Expectations for earnings season remain muted at best, and a combination of slowing consumer spending and higher prices mean US companies could see their profit margins squeezed.
Stocks brace themselves for earnings season
Q4 reporting season begins this week, and for the first time in over two years a full-blown decline in earnings is expected. Earnings are expected to fall 4.1%, the weakest figure since the third quarter of 2020.
Seven out of the eleven sectors in the index are expected to report an annual decline in earnings, with the consumer discretionary, communications and materials sectors leading the declines.
Recession fears remain strong
Weaker demand and cost pressures across a host of sectors mean that recession fears continue to run high. While economic data has yet to turn particularly negative, there are perhaps signs of weakness in the economy, most notably from the latest ISM non-manufacturing PMI in the US.

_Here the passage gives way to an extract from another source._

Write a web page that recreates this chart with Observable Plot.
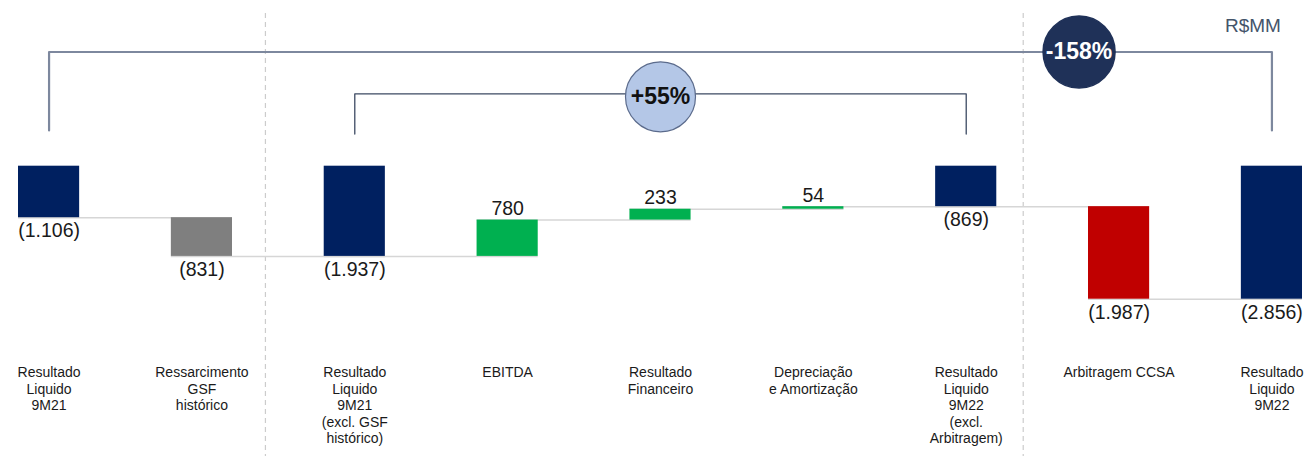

This dropped into contraction territory for December for the first time since May 2020, and at 49.6 was the lowest reading for the PMI figure outside of the Covid-19 pandemic period. While one data point is not sufficient to indicate that a recession is unavoidable, it is a warning sign that the US economy faces a rocky period in the road ahead.
S&P 500 continues to struggle to hold gains
While indices in many parts of the world have begun the year in bullish form, the S&P 500 continues to struggle.
The index remains well below its November and December highs around 4100, and while it rallied at the end of last week, it failed to hold gains above the 50-day SMA on 9 January.
For the moment the price is holding the 3800 area as support, but a move below this brings 3700 and then 3600 into play as potential downside targets. Buyers will need a move above the 200-day SMA to open the path to a more bullish view that might see the price test the 4100 highs from last month.